In an interview, take advantage of the fact that you are not filling out a form online, or writing up a resume to a strict format. You are talking to a human. So answer in an honest, complete, and useful way.
For example
It's been more than 5 years since I started using X, so I've certainly seen the changes in it and watched it improve. I don't want to suggest I used it 8 hours a day for those 5 years, of course. The first few years I would have some projects that used it and some that didn't. The last year I have been using it pretty continuously and overall I feel comfortable saying I have 5 years experience with it.
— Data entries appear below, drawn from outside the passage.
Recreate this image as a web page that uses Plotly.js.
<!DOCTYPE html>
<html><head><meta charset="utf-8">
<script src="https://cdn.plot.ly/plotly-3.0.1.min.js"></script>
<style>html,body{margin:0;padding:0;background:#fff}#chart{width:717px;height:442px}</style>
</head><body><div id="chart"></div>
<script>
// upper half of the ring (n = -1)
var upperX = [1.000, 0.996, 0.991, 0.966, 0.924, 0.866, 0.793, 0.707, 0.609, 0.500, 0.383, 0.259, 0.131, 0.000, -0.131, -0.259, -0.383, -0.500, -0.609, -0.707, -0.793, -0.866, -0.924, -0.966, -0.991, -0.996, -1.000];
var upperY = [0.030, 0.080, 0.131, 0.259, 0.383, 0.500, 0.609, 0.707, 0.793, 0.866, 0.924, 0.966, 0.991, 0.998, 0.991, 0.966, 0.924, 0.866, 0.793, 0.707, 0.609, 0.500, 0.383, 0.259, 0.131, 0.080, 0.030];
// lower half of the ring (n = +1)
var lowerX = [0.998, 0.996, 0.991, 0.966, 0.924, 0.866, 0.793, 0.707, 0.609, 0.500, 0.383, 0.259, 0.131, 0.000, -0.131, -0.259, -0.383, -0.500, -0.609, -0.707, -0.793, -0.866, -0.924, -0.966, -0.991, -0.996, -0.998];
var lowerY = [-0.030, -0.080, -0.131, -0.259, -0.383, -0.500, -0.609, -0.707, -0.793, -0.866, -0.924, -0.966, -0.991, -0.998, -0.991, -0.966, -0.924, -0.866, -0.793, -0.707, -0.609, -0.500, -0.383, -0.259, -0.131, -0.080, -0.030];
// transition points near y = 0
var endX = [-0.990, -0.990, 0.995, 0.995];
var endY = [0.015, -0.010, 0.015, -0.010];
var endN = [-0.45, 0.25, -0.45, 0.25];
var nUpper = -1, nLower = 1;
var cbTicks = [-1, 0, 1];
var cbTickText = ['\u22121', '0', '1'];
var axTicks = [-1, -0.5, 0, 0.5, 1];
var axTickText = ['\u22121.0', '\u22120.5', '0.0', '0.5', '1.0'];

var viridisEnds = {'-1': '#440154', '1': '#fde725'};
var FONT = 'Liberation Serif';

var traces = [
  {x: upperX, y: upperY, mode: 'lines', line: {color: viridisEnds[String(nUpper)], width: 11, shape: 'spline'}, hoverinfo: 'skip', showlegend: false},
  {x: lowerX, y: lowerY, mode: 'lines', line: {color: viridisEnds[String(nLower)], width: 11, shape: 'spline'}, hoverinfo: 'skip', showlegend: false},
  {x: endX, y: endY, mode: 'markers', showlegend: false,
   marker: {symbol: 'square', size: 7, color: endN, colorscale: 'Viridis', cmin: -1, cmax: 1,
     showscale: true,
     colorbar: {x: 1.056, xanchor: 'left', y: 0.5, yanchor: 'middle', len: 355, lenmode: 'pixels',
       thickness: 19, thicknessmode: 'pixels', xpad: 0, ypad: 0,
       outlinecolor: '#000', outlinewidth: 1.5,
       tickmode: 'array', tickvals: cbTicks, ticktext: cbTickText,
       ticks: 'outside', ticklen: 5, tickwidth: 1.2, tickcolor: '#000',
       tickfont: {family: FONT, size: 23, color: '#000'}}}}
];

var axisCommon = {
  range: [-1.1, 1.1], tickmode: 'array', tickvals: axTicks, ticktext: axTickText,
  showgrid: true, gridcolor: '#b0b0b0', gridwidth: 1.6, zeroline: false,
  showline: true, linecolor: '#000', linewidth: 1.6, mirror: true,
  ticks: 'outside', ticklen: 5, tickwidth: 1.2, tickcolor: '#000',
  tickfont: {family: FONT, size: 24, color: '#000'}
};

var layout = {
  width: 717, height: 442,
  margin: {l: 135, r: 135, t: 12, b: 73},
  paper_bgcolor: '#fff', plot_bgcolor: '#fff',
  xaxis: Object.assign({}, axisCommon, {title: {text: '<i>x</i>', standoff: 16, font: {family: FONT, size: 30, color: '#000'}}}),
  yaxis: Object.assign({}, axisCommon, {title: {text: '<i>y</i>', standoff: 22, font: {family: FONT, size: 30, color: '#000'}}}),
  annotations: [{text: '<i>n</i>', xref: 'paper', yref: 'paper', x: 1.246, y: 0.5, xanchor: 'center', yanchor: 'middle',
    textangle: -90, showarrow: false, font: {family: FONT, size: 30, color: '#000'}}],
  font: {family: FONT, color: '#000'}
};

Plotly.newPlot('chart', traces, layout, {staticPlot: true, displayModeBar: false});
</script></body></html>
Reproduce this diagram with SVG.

This starts with a fact, wanders through details, and winds up with a claim that is pretty strongly backed by the details. (Some interviewers only listen to the first and last sentence fragments of long answers.) You'll not feel that you're lying, but you won't be throwing away your own useful experience by calculating it too granularly. I mean doing that math and deciding you only have 2 years experience just isn't true. Maybe "the equivalent of" but when I hear that I think the person is inflating their experience, not deflating it to account for skipped times.
I've been using C++ since roughly 1987. I didn't record the precise date because I didn't know it was going to be important. It might have been 1986, I don't know. There have been times in those 30 years that I didn't do much or even any C++ for months at a time or even longer. I don't care. I have 30 years of C++ experience. I think it would be good for you to adopt a similar attitude.